Тема «Булгаков и советский театр 30-х годов» не изучена и даже не поставлена как следует. Автора «Бега» приподняли над эпохой, оборвали его кровеносные связи со временем. Между тем они существовали: и в притяжении, и в отталкивании. Отверженный «незаконный» драматург не раз пытался вписаться в контекст своего театрального дня, угадать его запросы, «попасть» в цель. Печать времени легко обнаружить в «Последних днях», — скажем, в той же сцене «На Мойке», где прогрессивные студенты читают «На смерть поэта», а не менее прогрессивные офицеры произносят свободолюбивые и очень штампованные речи.
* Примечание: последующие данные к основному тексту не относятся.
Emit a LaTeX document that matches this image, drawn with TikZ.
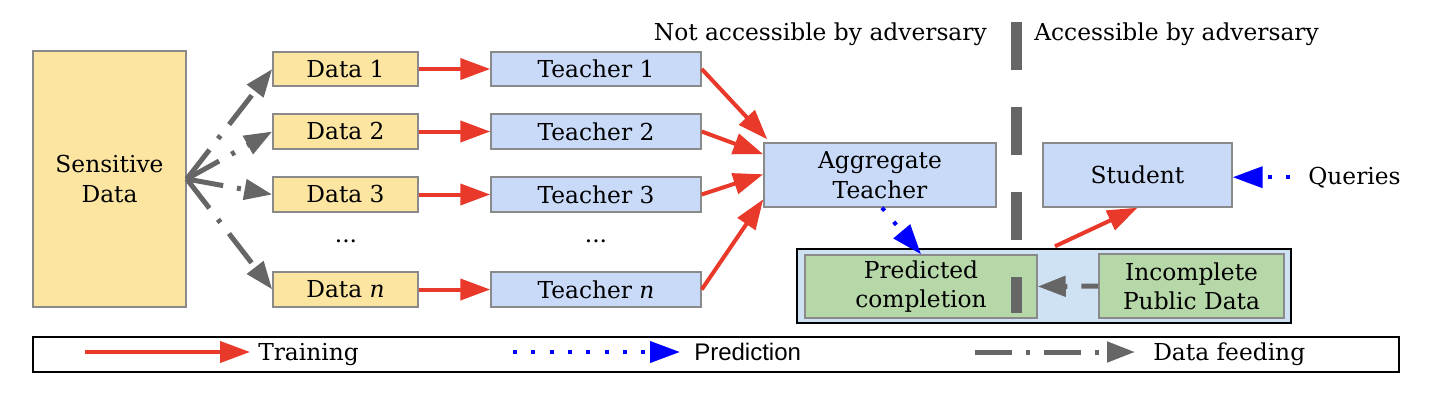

Печать времени — в саморедактуре «Зойкиной квартиры», которую Булгаков провел в 1935 году, в вымученных либретто, в инсценировке «Войны и мира», не говоря уже о «Батуме». Его комедии «Блаженство» и «Иван Васильевич», при всей нестандартности замысла, не идут ни в какое сравнение не только с булгаковской прозой, написанной вне заказа, но и с его собственными драмами 20-х годов, когда еще оставался какой-то «воздух». Рубеж и конфликт между «разрешенной» и «неразрешенной» литературой, намеченный в «Четвертой прозе» О. Мандельштама, проходил не только между писателями или определенными текстами. Он шел по тексту, по словесным «капиллярам», по всему массиву культуры.
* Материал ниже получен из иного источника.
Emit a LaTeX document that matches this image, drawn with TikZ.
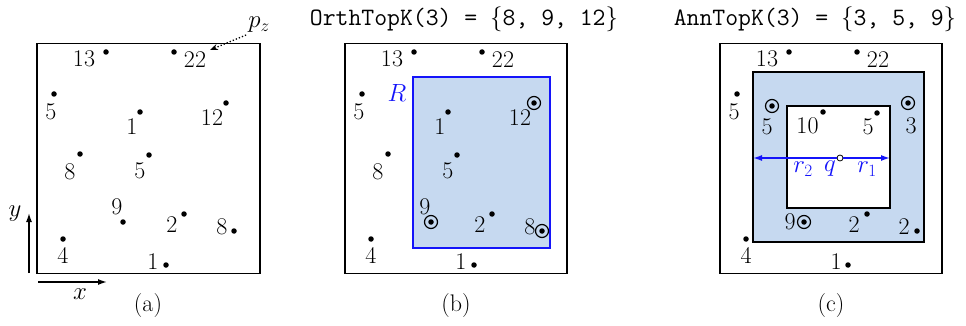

Булгаков внимательно наблюдал за тем, что происходит на современной ему сцене. Можно восстановить цепочку его оценок «разрешенной» и «неразрешенной» драматической литературы, оценок сочувственных, но чаще — однозначных, похожих на приговоры. Описывая в дневнике премьеру «Аристократов» Н. Погодина, Е. С. Булгакова передаст короткую формулировку, явно принадлежащую создателю «Кабалы святош»: «Пьеса — гимн ГПУ». Л. Белозерская вспоминает важные оценки бабелевского «Заката», мейерхольдовского «Ревизора», «Растратчиков» В. Катаева, «Списка благодеяний» Ю. Олеши. Общий уровень театрального времени замечательно просматривается на рядовых премьерах. На спектакле «Путина» у вахтанговцев по пьесе Ю. Слезкина, в голодный год, Булгаков с женой увидели, когда раскрылся занавес, огромных судаков, застывших в разных позах на темной сети. В этот день как раз по карточкам давали рыбу, и в театре «раздался тихий стон». Автор «Багрового острова» наблюдал, как складываются новые театральные штампы, как захватывают они лучшие сцены Москвы. Та же Л. Белозерская передает впечатление от одного из современных спектаклей А. Таирова: «По сцене крались лохматые и страшные мужики (кулаки! — сказали мы), причем крались особенно, по-таировски <...> профилем к публике — как изображались египетские фрески. Потом появился мужчина интеллигентного вида в хорошо сшитом костюме, в галстуке, в крагах, гладко причесанный <...> и мы оба воскликнули: «Вредитель!» И не ошиблись»[255]
.Новые штампы, как обычно, имели отношение не только к театру. Вырабатывалось определенное представление о человеческой личности, о признаках нового человека — «гомо советикуса». Инженер Рейн в пьесе «Блаженство», отвечая на вопрос, к кому же ушла его жена, сообщает: «Кто его знает? Петр Иванович или Илья Петрович, я не помню. Знаю только, что он в серой шляпе и беспартийный». В мировой драматургии трудно сыскать что-либо подобное.
Во второй половине 30-х годов в булгаковском доме долго держалась своеобразная игра-конкурс на самую фальшивую и бездарную пьесу. Претендентов, увы, оказалось слишком много — от «Земли» Н. Вирты до «Половчанских садов» Л. Леонова. Драматургия «разрешенная» явно теснила «неразрешенную». Ломались и корежились самые высокие замыслы.